Some good questions to ask when working with a symbol are:

  • What is my life experience with the symbol?
  • What feelings does the symbol evoke?
  • How does the symbol work in the context of the dream?
  • What is currently happening in my life that would bring forth this symbol in my dream?
  • Can I relate this symbol with a scriptural figure or mythological character?
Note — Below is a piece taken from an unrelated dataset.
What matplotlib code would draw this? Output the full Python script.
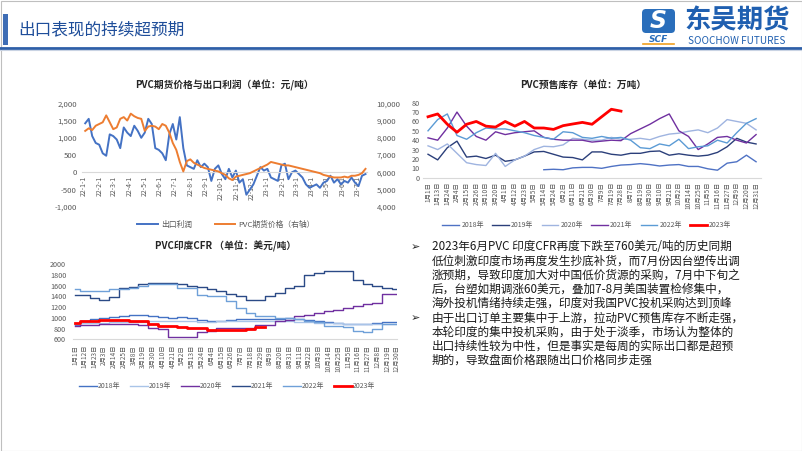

It may seem tedious or silly to spend so much time on a single item in a dream, but I believe the efforts are worth it. Carl Jung maintained that a great deal of psychic energy is carried through symbols in dreams. The following quote comes from one of Jung’s books titled, Man and His Symbols (4): 
 

Thus a word or an image is symbolic when it implies something more than its obvious and immediate meaning. It has a wider unconscious aspect that is never precisely defined or fully explained. Nor can one hope to define or explain it. As the mind explores the symbol, it is led to ideas that lie beyond the grasp of reason….Because there are innumerable things beyond the range of human understanding, we constantly use symbolic terms to represent concepts that we cannot define or fully comprehend. This is one reason why all religions employ symbolic language or images. (4)
— Carl Jung

For this reason, faith can enhance the exploration of symbols. I urge fellow dreamers to engage their heart and soul when working with a symbol. With faith at work, the dreamer can be carried to a new place of understanding. Edward Whitmont, in his book, The Symbolic Quest, writes that a symbol “points beyond itself to a meaning not conveyed by a rational term, owing to the latter’s intrinsic limitation.” (18) That is the challenge of working with symbols: to get beyond the range of the symbol itself to the deeper reality it proclaims.